» WRITTEN EXERCISE: Nothing in the data should change when you return it, but leave the pictures out.

» Records from a dataset:
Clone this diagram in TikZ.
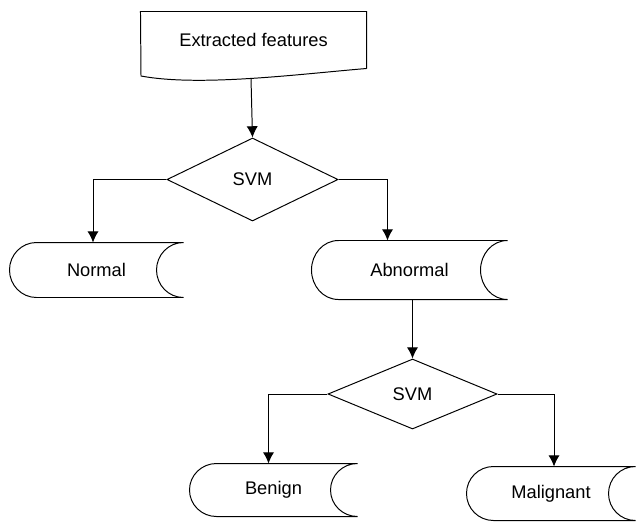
\documentclass[tikz,border=0pt]{standalone}
\usepackage{fontspec}
\setmainfont{Liberation Sans}
\usetikzlibrary{shapes.geometric,arrows.meta,calc}
\begin{document}
\begin{tikzpicture}[x=0.025cm,y=-0.025cm,line width=0.7pt,
  font=\fontsize{13pt}{15pt}\selectfont,
  arr/.style={-{Latex[length=8pt,width=8pt]}},
  decision/.style={diamond,draw,inner sep=0pt},
  store/.style={rectangle,inner sep=0pt,minimum width=#1,minimum height=1.35cm}]
 \useasboundingbox (0,0) rectangle (636,521);
 % input document
 \node (doc) [rectangle,inner sep=0pt,minimum width=5.625cm,minimum height=1.4cm] at (253.5,40) {Extracted features};
 \draw (doc.south east) -- (doc.north east) -- (doc.north west) -- (141,76)
   .. controls (200,87) and (300,74) .. (doc.south east);
 \coordinate (docout) at (251,78.5);
 % classifiers
 \node (svm1) [decision,minimum width=4.275cm,minimum height=2.075cm] at (252.5,179.5) {SVM};
 \node (svm2) [decision,minimum width=4.225cm,minimum height=1.75cm] at (412.5,394) {SVM};
 % classes
 \node (normal) [store=4.325cm] at (96.5,270) {Normal};
 \node (abnormal) [store=4.875cm,minimum height=1.45cm] at (409.5,270) {Abnormal};
 \node (benign) [store=4.175cm,minimum height=1.3cm] at (273.5,490) {Benign};
 \node (malignant) [store=4.2cm,minimum height=1.325cm] at (551,493.5) {Malignant};
 \foreach \n in {normal,abnormal,benign,malignant}
   \draw (\n.north east) -- ($(\n.north west)+(27,0)$) to[out=180,in=90] (\n.west)
     to[out=-90,in=180] ($(\n.south west)+(27,0)$) -- (\n.south east)
     to[out=180,in=-90] ($(\n.east)+(-27,0)$) to[out=90,in=180] (\n.north east);
 % connectors
 \draw[arr] (docout) -- (svm1.north);
 \draw[arr] (svm1.west) -| ($(normal.north)+(-3.5,0)$);
 \draw[arr] (svm1.east) -| ($(abnormal.north)+(-22,0)$);
 \draw[arr] (abnormal.south -| svm2.north) -- (svm2.north);
 \draw[arr] (svm2.west) -| ($(benign.north)+(-5,0)$);
 \draw[arr] (svm2.east) -| ($(malignant.north)+(3,0)$);
\end{tikzpicture}
\end{document}
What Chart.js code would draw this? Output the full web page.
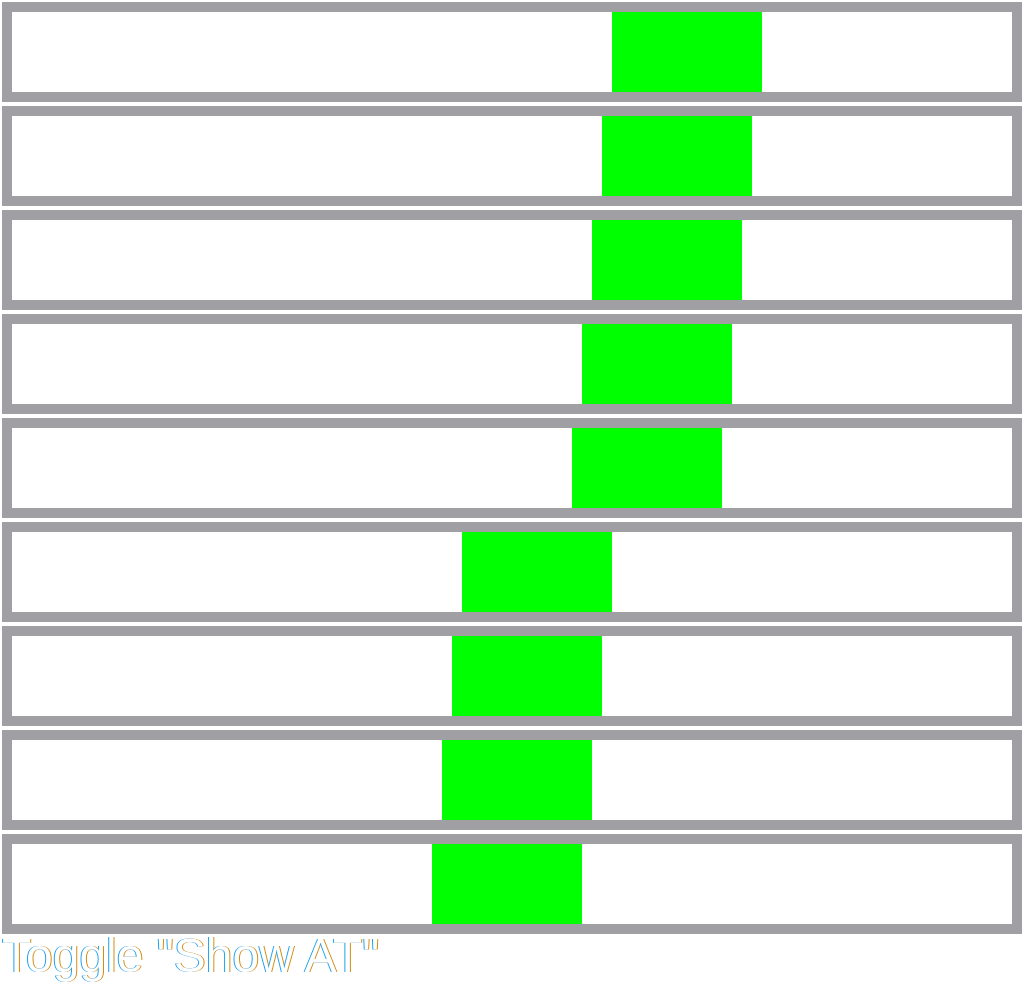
<!DOCTYPE HTML>
<html lang="en">
<head>
    <meta charset="utf-8">
    <title>Show AT</title>
    <script src="https://cdn.jsdelivr.net/npm/chart.js@4.4.0/dist/chart.umd.min.js"></script>
    <style>
        body {
            margin: 0;
            background: #ffffff;
        }

        #wrap {
            position: relative;
            width: 1024px;
            height: 986px;
        }

        #chart {
            position: absolute;
            left: 0;
            top: 0;
        }

        #toggle {
            position: absolute;
            left: 2px;
            top: 932px;
            font-family: "Liberation Sans", Arial, sans-serif;
            font-size: 48px;
            line-height: 48px;
            white-space: pre;
            color: #ffffff;
            text-shadow: -1px 0 #1aa0f0, 1px 0 #d08a10;
        }
    </style>
</head>
<body>
    <div id="wrap">
        <canvas id="chart" width="1024" height="936"></canvas>
        <div id="toggle">Toggle "Show AT"</div>
    </div>

    <script>
        // one row per track, the green window is a [start, end] range
        const rows = ['1', '2', '3', '4', '5', '6', '7', '8', '9'];
        const windowStart = [600, 590, 580, 570, 560, 450, 440, 430, 420];
        const windowEnd = [750, 740, 730, 720, 710, 600, 590, 580, 570];
        const trackRange = [-10, 1010];

        const gray = '#a09fa4';

        new Chart(document.getElementById('chart').getContext('2d'), {
            type: 'bar',
            data: {
                labels: rows,
                datasets: [{
                    label: 'window',
                    data: rows.map((r, i) => [windowStart[i], windowEnd[i]]),
                    backgroundColor: '#00ff00',
                    borderWidth: 0,
                    barThickness: 80,
                    inflateAmount: 0,
                    grouped: false,
                    order: 0
                }, {
                    label: 'track',
                    data: rows.map(() => trackRange),
                    backgroundColor: '#ffffff',
                    borderColor: gray,
                    borderWidth: 10,
                    borderSkipped: false,
                    barThickness: 100,
                    inflateAmount: 0,
                    grouped: false,
                    order: 1
                }]
            },
            options: {
                indexAxis: 'y',
                responsive: false,
                animation: false,
                devicePixelRatio: 1,
                layout: {
                    padding: { left: 2, right: 2, top: 0, bottom: 0 }
                },
                plugins: {
                    legend: { display: false },
                    tooltip: { enabled: false }
                },
                scales: {
                    x: {
                        type: 'linear',
                        display: false,
                        min: trackRange[0],
                        max: trackRange[1]
                    },
                    y: {
                        display: false,
                        offset: true
                    }
                }
            }
        });
    </script>
</body>
</html>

» SOLUTION TO THIS PROBLEM:
Clone this diagram in TikZ.
\documentclass[tikz,border=0pt]{standalone}
\usepackage{fontspec}
\setmainfont{Liberation Sans}
\usetikzlibrary{shapes.geometric,arrows.meta,calc}
\begin{document}
\begin{tikzpicture}[x=0.025cm,y=-0.025cm,line width=0.7pt,
  font=\fontsize{13pt}{15pt}\selectfont,
  arr/.style={-{Latex[length=8pt,width=8pt]}},
  decision/.style={diamond,draw,inner sep=0pt},
  store/.style={rectangle,inner sep=0pt,minimum width=#1,minimum height=1.35cm}]
 \useasboundingbox (0,0) rectangle (636,521);
 % input document
 \node (doc) [rectangle,inner sep=0pt,minimum width=5.625cm,minimum height=1.4cm] at (253.5,40) {Extracted features};
 \draw (doc.south east) -- (doc.north east) -- (doc.north west) -- (141,76)
   .. controls (200,87) and (300,74) .. (doc.south east);
 \coordinate (docout) at (251,78.5);
 % classifiers
 \node (svm1) [decision,minimum width=4.275cm,minimum height=2.075cm] at (252.5,179.5) {SVM};
 \node (svm2) [decision,minimum width=4.225cm,minimum height=1.75cm] at (412.5,394) {SVM};
 % classes
 \node (normal) [store=4.325cm] at (96.5,270) {Normal};
 \node (abnormal) [store=4.875cm,minimum height=1.45cm] at (409.5,270) {Abnormal};
 \node (benign) [store=4.175cm,minimum height=1.3cm] at (273.5,490) {Benign};
 \node (malignant) [store=4.2cm,minimum height=1.325cm] at (551,493.5) {Malignant};
 \foreach \n in {normal,abnormal,benign,malignant}
   \draw (\n.north east) -- ($(\n.north west)+(27,0)$) to[out=180,in=90] (\n.west)
     to[out=-90,in=180] ($(\n.south west)+(27,0)$) -- (\n.south east)
     to[out=180,in=-90] ($(\n.east)+(-27,0)$) to[out=90,in=180] (\n.north east);
 % connectors
 \draw[arr] (docout) -- (svm1.north);
 \draw[arr] (svm1.west) -| ($(normal.north)+(-3.5,0)$);
 \draw[arr] (svm1.east) -| ($(abnormal.north)+(-22,0)$);
 \draw[arr] (abnormal.south -| svm2.north) -- (svm2.north);
 \draw[arr] (svm2.west) -| ($(benign.north)+(-5,0)$);
 \draw[arr] (svm2.east) -| ($(malignant.north)+(3,0)$);
\end{tikzpicture}
\end{document}
What Chart.js code would draw this? Output the full web page.
<!DOCTYPE HTML>
<html lang="en">
<head>
    <meta charset="utf-8">
    <title>Show AT</title>
    <script src="https://cdn.jsdelivr.net/npm/chart.js@4.4.0/dist/chart.umd.min.js"></script>
    <style>
        body {
            margin: 0;
            background: #ffffff;
        }

        #wrap {
            position: relative;
            width: 1024px;
            height: 986px;
        }

        #chart {
            position: absolute;
            left: 0;
            top: 0;
        }

        #toggle {
            position: absolute;
            left: 2px;
            top: 932px;
            font-family: "Liberation Sans", Arial, sans-serif;
            font-size: 48px;
            line-height: 48px;
            white-space: pre;
            color: #ffffff;
            text-shadow: -1px 0 #1aa0f0, 1px 0 #d08a10;
        }
    </style>
</head>
<body>
    <div id="wrap">
        <canvas id="chart" width="1024" height="936"></canvas>
        <div id="toggle">Toggle "Show AT"</div>
    </div>

    <script>
        // one row per track, the green window is a [start, end] range
        const rows = ['1', '2', '3', '4', '5', '6', '7', '8', '9'];
        const windowStart = [600, 590, 580, 570, 560, 450, 440, 430, 420];
        const windowEnd = [750, 740, 730, 720, 710, 600, 590, 580, 570];
        const trackRange = [-10, 1010];

        const gray = '#a09fa4';

        new Chart(document.getElementById('chart').getContext('2d'), {
            type: 'bar',
            data: {
                labels: rows,
                datasets: [{
                    label: 'window',
                    data: rows.map((r, i) => [windowStart[i], windowEnd[i]]),
                    backgroundColor: '#00ff00',
                    borderWidth: 0,
                    barThickness: 80,
                    inflateAmount: 0,
                    grouped: false,
                    order: 0
                }, {
                    label: 'track',
                    data: rows.map(() => trackRange),
                    backgroundColor: '#ffffff',
                    borderColor: gray,
                    borderWidth: 10,
                    borderSkipped: false,
                    barThickness: 100,
                    inflateAmount: 0,
                    grouped: false,
                    order: 1
                }]
            },
            options: {
                indexAxis: 'y',
                responsive: false,
                animation: false,
                devicePixelRatio: 1,
                layout: {
                    padding: { left: 2, right: 2, top: 0, bottom: 0 }
                },
                plugins: {
                    legend: { display: false },
                    tooltip: { enabled: false }
                },
                scales: {
                    x: {
                        type: 'linear',
                        display: false,
                        min: trackRange[0],
                        max: trackRange[1]
                    },
                    y: {
                        display: false,
                        offset: true
                    }
                }
            }
        });
    </script>
</body>
</html>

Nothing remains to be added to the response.